The 17 sustainable development goals encourage empowerment of women and girls. This again appears innocuous as it written but is often implemented by enforcing equality of outcomes rather than allowing for equality of opportunity for individuals. Some countries have begun to adopt laws which included forcing company boards and senior management teams to have quotas for women or black and ethnic minorities. In such countries, the best person for the job may not get the job, and indeed it would be illegal to always employ the best people and pay them according to their value. This kind of law is wrong-headed.
Western nations are required to give away 0.7% of GNI in foreign aid regardless of how poorly the money is spent and whether donor nations must accrue extra debt in order to give it away. Theresa May wrote this into UK law, and much of this money is used to cross-subsidise other sustainable development goals such as providing the funding for millions of abortions in Africa, Asia and South America.

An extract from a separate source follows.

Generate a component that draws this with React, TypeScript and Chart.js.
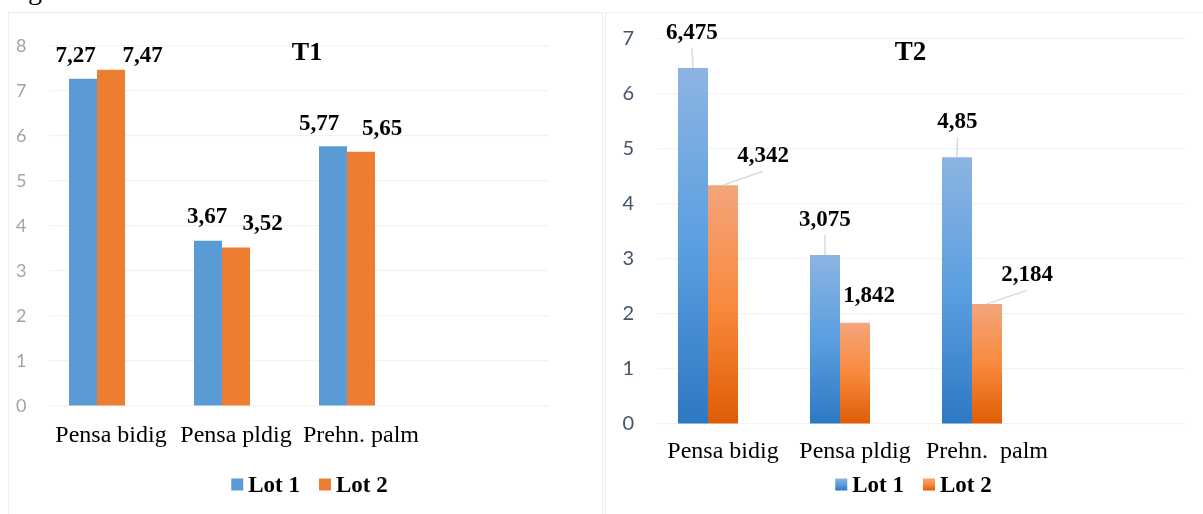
import { useEffect, useRef } from 'react';
import { Chart, registerables } from 'chart.js';

Chart.register(...registerables);

// ---- data ----
const categoriesT1 = ['Pensa bidig', 'Pensa pldig', 'Prehn. palm', ''];
const categoriesT2 = ['Pensa bidig', 'Pensa pldig', 'Prehn.  palm', ''];
const seriesNames = ['Lot 1', 'Lot 2'];
const t1Lot1 = [7.27, 3.67, 5.77, null];
const t1Lot2 = [7.47, 3.52, 5.65, null];
const t2Lot1 = [6.475, 3.075, 4.85, null];
const t2Lot2 = [4.342, 1.842, 2.184, null];
const t1Max = 8;
const t2Max = 7;

// label placement: [dx, dy] from the top centre of each bar to the label's baseline centre
const t1LabelShift = [
  [[-7.5, -17], [-1, -17.5], [-14, -16.5]],
  [[31.5, -8], [26.5, -17.5], [21, -16.5]],
];
const t2LabelShift = [
  [[-1, -29], [0, -29], [0.5, -29]],
  [[40, -23], [14, -21], [40, -22.5]],
];
const t2Leaders = [
  [true, true, true],
  [true, false, true],
];

const SERIF = "'Liberation Serif', 'Times New Roman', serif";

type Stops = [number, string][];

const blueStops: Stops = [[0, '#8db4e2'], [0.5, '#5a9fe0'], [1, '#2e78c2']];
const orangeStops: Stops = [[0, '#f4a57c'], [0.5, '#f98a3c'], [1, '#de5c06']];

function gradientFill(stops: Stops, fallback: string) {
  return (ctx: any) => {
    const chart = ctx.chart;
    if (!chart.chartArea || ctx.type !== 'data' || !ctx.parsed || ctx.parsed.y == null) return fallback;
    const y = chart.scales.y;
    const top = y.getPixelForValue(ctx.parsed.y);
    const base = y.getPixelForValue(0);
    if (!isFinite(top) || !isFinite(base) || top === base) return fallback;
    const g = chart.ctx.createLinearGradient(0, top, 0, base);
    stops.forEach(([o, c]) => g.addColorStop(o, c));
    return g;
  };
}

function formatValue(v: number) {
  return String(v).replace('.', ',');
}

interface PanelSpec {
  labels: string[];
  lot1: (number | null)[];
  lot2: (number | null)[];
  max: number;
  fills: [any, any];
  legendFills: [Stops | string, Stops | string];
  tickColor: string;
  tickSize: number;
  gridColor: string;
  yWidth: number;
  yPad: number;
  xHeight: number;
  xPad: number;
  padTop: number;
  padRight: number;
  catPct: number;
  title: string;
  titleX: number;
  titleSize: number;
  legendX: number;
  shifts: number[][][];
  leaders?: boolean[][];
}

function makeConfig(spec: PanelSpec): any {
  const overlay = {
    id: 'overlay',
    afterDatasetsDraw(chart: any) {
      const c = chart.ctx;
      c.save();
      // value labels with optional leader lines
      for (let d = 0; d < 2; d++) {
        const meta = chart.getDatasetMeta(d);
        const values = d === 0 ? spec.lot1 : spec.lot2;
        meta.data.forEach((el: any, i: number) => {
          const v = values[i];
          if (v == null) return;
          const [dx, dy] = spec.shifts[d][i];
          const lx = el.x + dx;
          const ly = el.y + dy;
          if (spec.leaders && spec.leaders[d][i]) {
            c.strokeStyle = '#d5dbe4';
            c.lineWidth = 1.5;
            c.beginPath();
            c.moveTo(el.x, el.y);
            c.lineTo(lx, ly + 9);
            c.stroke();
          }
          c.fillStyle = '#000';
          c.font = `bold 23px ${SERIF}`;
          c.textAlign = 'center';
          c.textBaseline = 'alphabetic';
          c.fillText(formatValue(v), lx, ly);
        });
      }
      // title
      c.fillStyle = '#000';
      c.font = `bold ${spec.titleSize}px ${SERIF}`;
      c.textAlign = 'center';
      c.fillText(spec.title, spec.titleX, 60);
      // legend
      c.font = `bold 23px ${SERIF}`;
      c.textAlign = 'left';
      const box = 12;
      const gapText = 5;
      const gapItem = 19;
      const widths = seriesNames.map((n) => c.measureText(n).width);
      const total = widths.reduce((a, w) => a + box + gapText + w, 0) + gapItem;
      let x = spec.legendX - total / 2;
      const boxTop = 478.5;
      seriesNames.forEach((n, k) => {
        const f = spec.legendFills[k];
        if (typeof f === 'string') {
          c.fillStyle = f;
        } else {
          const g = c.createLinearGradient(0, boxTop, 0, boxTop + box);
          f.forEach(([o, col]) => g.addColorStop(o, col));
          c.fillStyle = g;
        }
        c.fillRect(x, boxTop, box, box);
        x += box + gapText;
        c.fillStyle = '#000';
        c.fillText(n, x, 491.5);
        x += widths[k] + gapItem;
      });
      c.restore();
    },
  };

  return {
    type: 'bar',
    data: {
      labels: spec.labels,
      datasets: [
        { label: seriesNames[0], data: spec.lot1, backgroundColor: spec.fills[0], borderWidth: 0 },
        { label: seriesNames[1], data: spec.lot2, backgroundColor: spec.fills[1], borderWidth: 0 },
        { label: '', data: spec.labels.map(() => null), backgroundColor: 'transparent' },
      ],
    },
    options: {
      responsive: false,
      devicePixelRatio: 1,
      animation: false,
      layout: { padding: { top: spec.padTop, right: spec.padRight, left: 0, bottom: 0 } },
      datasets: { bar: { categoryPercentage: spec.catPct, barPercentage: 1 } },
      plugins: { legend: { display: false }, tooltip: { enabled: false }, title: { display: false } },
      scales: {
        x: {
          grid: { display: false, drawTicks: false },
          border: { display: false },
          ticks: { color: '#000', font: { family: SERIF, size: 24 }, padding: spec.xPad, maxRotation: 0, autoSkip: false },
          afterFit: (s: any) => { s.height = spec.xHeight; },
        },
        y: {
          min: 0,
          max: spec.max,
          grid: { color: spec.gridColor, lineWidth: 1.2, drawTicks: false },
          border: { display: false },
          ticks: { stepSize: 1, color: spec.tickColor, font: { family: 'Lato', size: spec.tickSize }, padding: spec.yPad },
          afterFit: (s: any) => { s.width = spec.yWidth; },
        },
      },
    },
    plugins: [overlay],
  };
}

const specT1: PanelSpec = {
  labels: categoriesT1,
  lot1: t1Lot1,
  lot2: t1Lot2,
  max: t1Max,
  fills: ['#5b9bd5', '#ed7d31'],
  legendFills: ['#5b9bd5', '#ed7d31'],
  tickColor: '#a3a3a3',
  tickSize: 18,
  gridColor: '#f2f2f2',
  yWidth: 48.5,
  yPad: 22,
  xHeight: 108,
  xPad: 15,
  padTop: 46,
  padRight: 54.5,
  catPct: 0.672,
  title: 'T1',
  titleX: 307,
  titleSize: 26,
  legendX: 309.5,
  shifts: t1LabelShift,
};

const specT2: PanelSpec = {
  labels: categoriesT2,
  lot1: t2Lot1,
  lot2: t2Lot2,
  max: t2Max,
  fills: [gradientFill(blueStops, '#5b9bd5'), gradientFill(orangeStops, '#ed7d31')],
  legendFills: [blueStops, orangeStops],
  tickColor: '#44546a',
  tickSize: 20,
  gridColor: '#f3f3f3',
  yWidth: 54,
  yPad: 23,
  xHeight: 90,
  xPad: 13,
  padTop: 39,
  padRight: 18,
  catPct: 0.682,
  title: 'T2',
  titleX: 307.5,
  titleSize: 27,
  legendX: 310.5,
  shifts: t2LabelShift,
  leaders: t2Leaders,
};

function Panel({ spec, left, width }: { spec: PanelSpec; left: number; width: number }) {
  const ref = useRef<HTMLCanvasElement>(null);
  useEffect(() => {
    if (!ref.current) return;
    const chart = new Chart(ref.current, makeConfig(spec));
    return () => chart.destroy();
  }, [spec]);
  return (
    <canvas
      ref={ref}
      width={width}
      height={514}
      style={{ position: 'absolute', left, top: 0, width, height: 514 }}
    />
  );
}

export default function App() {
  return (
    <div
      style={{
        position: 'fixed',
        left: 0,
        top: 0,
        width: 1203,
        height: 514,
        overflow: 'hidden',
        background: '#fff',
      }}
    >
      <div
        style={{
          position: 'absolute',
          left: 28,
          top: -24,
          fontFamily: SERIF,
          fontSize: 28,
          lineHeight: '28px',
          color: '#000',
        }}
      >
        g
      </div>
      <div
        style={{
          position: 'absolute',
          left: 8,
          top: 12,
          width: 593,
          height: 520,
          border: '1px solid #ececec',
        }}
      />
      <div
        style={{
          position: 'absolute',
          left: 605,
          top: 12,
          width: 620,
          height: 520,
          border: '1px solid #f0f0f0',
        }}
      />
      <Panel spec={specT1} left={0} width={603} />
      <Panel spec={specT2} left={603} width={600} />
    </div>
  );
}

Brexiteers have fought to leave the EU since the UK joined it in 1972 and well before the word 'Brexiteer' was coined in 2016. When we finally leave in more than just name-only on 31st December, our victory will be great. Yet, to be fully free and independent from the schemes of globalist forces which have been implemented for the last 48 years through the EU, we must continue to fight for liberty from new entanglements of Agenda 21/2030 which have been constructed and implemented through the UN.